In Aguirre, the court addressed the plaintiffs’ argument that in Brinker Rest. Corp. v. Superior Court, 53 Cal. 4th 1004 (2012), the California Supreme Court made the meal and rest break laws more flexible, thus lessening their impact on the rates, routes, and services of motor carriers, making federal preemption not applicable. The Aguirre court noted that whatever new flexibility may be evident under Brinker, it did not undermine the analysis set forth in several California courts that applied FAAAA preemption. Aguirre recognized that since the break laws mandate when drivers must stop providing service to take duty-free breaks, it takes longer for them to drive the same distance, and companies are limited only to routes that are amenable to the logistical requirements of scheduled breaks.

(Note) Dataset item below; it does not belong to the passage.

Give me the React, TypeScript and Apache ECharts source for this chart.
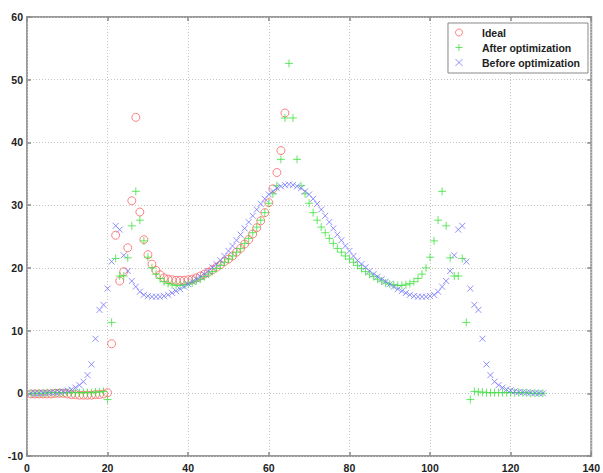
import React, { useEffect, useRef } from "react";
import * as echarts from "echarts";

// Sample index runs 1..N for each series
const idealY = [
  -0.1, -0.1, -0.1, -0.1, -0.1, -0.1, 0, 0, 0, -0.1,
  -0.2, -0.2, -0.3, -0.3, -0.3, -0.3, -0.2, -0.2, -0.1, 0.1,
  7.9, 25.2, 17.9, 19.4, 23.2, 30.7, 44.0, 28.9, 24.5, 22.1,
  20.6, 19.6, 18.9, 18.4, 18.2, 18.1, 18.0, 18.0, 18.0, 18.1,
  18.2, 18.4, 18.7, 19.0, 19.3, 19.7, 20.1, 20.5, 21.0, 21.4,
  21.9, 22.5, 23.1, 23.8, 24.5, 25.4, 26.4, 27.5, 28.8, 30.4,
  32.6, 35.2, 38.7, 44.7,
];

const afterY = [
  0, 0, 0, 0, 0.1, 0.1, 0.1, 0.1, 0.1, 0.1,
  0.1, 0.1, 0.1, 0.1, 0.1, 0.1, 0.2, 0.2, 0.3, -1.0,
  11.3, 21.5, 18.7, 18.7, 21.6, 26.7, 32.2, 27.6, 24.3, 21.7,
  20.0, 19.0, 18.3, 17.8, 17.5, 17.3, 17.2, 17.2, 17.3, 17.4,
  17.6, 17.9, 18.2, 18.6, 19.0, 19.4, 19.9, 20.4, 20.9, 21.4,
  21.9, 22.5, 23.1, 23.9, 24.7, 25.6, 26.5, 27.6, 28.8, 30.3,
  31.8, 33.1, 37.3, 43.9, 52.6, 43.9, 37.3, 33.1, 31.8, 30.3,
  28.8, 27.6, 26.5, 25.6, 24.7, 23.9, 23.1, 22.5, 21.9, 21.4,
  20.9, 20.4, 19.9, 19.4, 19.0, 18.6, 18.2, 17.9, 17.6, 17.4,
  17.3, 17.2, 17.2, 17.3, 17.5, 17.8, 18.3, 19.0, 20.0, 21.7,
  24.3, 27.6, 32.2, 26.7, 21.6, 18.7, 18.7, 21.5, 11.3, -1.0,
  0.3, 0.2, 0.2, 0.1, 0.1, 0.1, 0.1, 0.1, 0.1, 0.1,
  0.1, 0.1, 0.1, 0.1, 0, 0, 0, 0,
];

const beforeY = [
  0, 0, 0, 0.05, 0.1, 0.1, 0.15, 0.2, 0.3, 0.45,
  0.6, 0.9, 1.3, 1.85, 2.9, 4.6, 8.7, 13.3, 14.1, 16.7,
  21.0, 26.7, 26.1, 22.0, 19.5, 17.9, 17.0, 16.2, 15.7, 15.5,
  15.4, 15.4, 15.4, 15.5, 15.7, 16.0, 16.3, 16.6, 17.0, 17.4,
  17.8, 18.2, 18.6, 19.0, 19.5, 20.1, 20.6, 21.2, 21.9, 22.7,
  23.5, 24.4, 25.3, 26.3, 27.3, 28.3, 29.3, 30.2, 31.0, 31.7,
  32.2, 32.7, 33.0, 33.2, 33.3, 33.2, 33.0, 32.7, 32.2, 31.7,
  31.0, 30.2, 29.3, 28.3, 27.3, 26.3, 25.3, 24.4, 23.5, 22.7,
  21.9, 21.2, 20.6, 20.1, 19.5, 19.0, 18.6, 18.2, 17.8, 17.4,
  17.0, 16.6, 16.3, 16.0, 15.7, 15.5, 15.4, 15.4, 15.4, 15.5,
  15.7, 16.2, 17.0, 17.9, 19.5, 22.0, 26.1, 26.7, 21.0, 16.7,
  14.1, 13.3, 8.7, 4.6, 2.9, 1.85, 1.3, 0.9, 0.6, 0.45,
  0.3, 0.2, 0.15, 0.1, 0.1, 0.05, 0, 0,
];

const seriesNames = ["Ideal", "After optimization", "Before optimization"];
const xRange = [0, 140];
const yRange = [-10, 60];

const toPoints = (ys: number[]) => ys.map((y, i) => [i + 1, y]);

const FONT = "'Liberation Sans', Arial, sans-serif";

export default function App() {
  const ref = useRef<HTMLDivElement>(null);
  useEffect(() => {
    if (!ref.current) return;
    const chart = echarts.init(ref.current, undefined, { renderer: "svg" });
    const labelStyle = {
      fontFamily: FONT,
      fontSize: 10.5,
      fontWeight: "bold" as const,
      color: "#222",
    };
    const tick = { show: true, inside: true, length: 4, lineStyle: { color: "#888", width: 1.5 } };
    const noLine = { show: false, onZero: false };
    chart.setOption({
      animation: false,
      backgroundColor: "#fff",
      grid: {
        left: 27,
        right: 10,
        top: 17,
        bottom: 14,
        show: true,
        borderColor: "#9a9a9a",
        borderWidth: 2,
        backgroundColor: "transparent",
      },
      legend: {
        orient: "vertical",
        right: 15,
        top: 23,
        itemWidth: 36,
        itemHeight: 7,
        itemGap: 4,
        padding: [4, 8, 5, 7],
        borderColor: "#888",
        borderWidth: 1,
        backgroundColor: "#fff",
        itemStyle: { borderWidth: 1 },
        textStyle: { ...labelStyle, fontSize: 10.5, lineHeight: 11 },
        data: seriesNames,
      },
      xAxis: [
        {
          type: "value",
          min: xRange[0],
          max: xRange[1],
          interval: 20,
          position: "bottom",
          axisLine: noLine,
          axisTick: tick,
          axisLabel: { ...labelStyle, margin: 6 },
          splitLine: { show: true, lineStyle: { color: "#c4c4c4", type: [1, 2], width: 1 } },
        },
        {
          type: "value",
          min: xRange[0],
          max: xRange[1],
          interval: 20,
          position: "top",
          axisLine: noLine,
          axisTick: tick,
          axisLabel: { show: false },
          splitLine: { show: false },
        },
      ],
      yAxis: [
        {
          type: "value",
          min: yRange[0],
          max: yRange[1],
          interval: 10,
          position: "left",
          axisLine: noLine,
          axisTick: tick,
          axisLabel: { ...labelStyle, margin: 4 },
          splitLine: { show: true, lineStyle: { color: "#c4c4c4", type: [1, 2], width: 1 } },
        },
        {
          type: "value",
          min: yRange[0],
          max: yRange[1],
          interval: 10,
          position: "right",
          axisLine: noLine,
          axisTick: tick,
          axisLabel: { show: false },
          splitLine: { show: false },
        },
      ],
      series: [
        {
          name: seriesNames[0],
          type: "scatter",
          data: toPoints(idealY),
          symbol: "circle",
          symbolSize: 8,
          itemStyle: { color: "transparent", borderColor: "#ff6262", borderWidth: 1 },
          emphasis: { disabled: true },
        },
        {
          name: seriesNames[1],
          type: "scatter",
          data: toPoints(afterY),
          symbol: "path://M0,5L10,5M5,0L5,10",
          symbolSize: 8,
          itemStyle: { color: "transparent", borderColor: "#3ee23e", borderWidth: 1 },
          emphasis: { disabled: true },
        },
        {
          name: seriesNames[2],
          type: "scatter",
          data: toPoints(beforeY),
          symbol: "path://M0,0L10,10M0,10L10,0",
          symbolSize: 6,
          itemStyle: { color: "transparent", borderColor: "#7474ff", borderWidth: 1 },
          emphasis: { disabled: true },
        },
      ],
    });
    return () => chart.dispose();
  }, []);
  return (
    <div
      ref={ref}
      style={{ position: "absolute", left: 0, top: 0, width: 603, height: 473 }}
    />
  );
}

Aguirre also addressed the recent California Supreme Court decision in Kirby v. Immoos Fire Protection, Inc., 53 Cal. 4th 1244 (2012), in which the court made a clear distinction between “wage laws” and break laws. In Kirby, the court stated that the California labor code does not give employers a lawful choice between providing either meal and rest breaks or an additional hour of pay. This language from Kirby indicates that employers must comply with California’s meal and rest break laws by actually providing the breaks and not by paying a “wage alternative.” Mendez never discussed Kirby, which leaves the question of whether the Mendez holding is valid in light of Kirby.
Also contrary to the holding in Mendez, other courts have declined to adopt the argument that motor carriers can simply permit on-duty breaks and pay drivers for the time. California law does not provide for on-duty rest breaks, and it significantly restricts motor carriers from arranging on-duty meal breaks with their drivers. An on-duty meal break is only permitted if the motor carrier can: (a) show that five objective criteria are met about the nature of the drivers’ work, (b) secure a written agreement with each driver authorizing on-duty meal periods, and (c) even if all of this is completed, the signed agreement must state that it can be revoked at any time. On their own, these restrictions hardly provide any flexibility to motor carriers. Also, FAAAA preemption seems to be precisely what is needed to protect motor carriers from having to comply with a patchwork of such state-specific regulations on how to arrange on-duty meal breaks.
There are at least two appeals currently pending before the Ninth Circuit Court of Appeals on these preemption issues, which will hopefully be resolved in 2013. In the meantime, employers should be cautious and continue to provide meal and rest breaks for their drivers in California.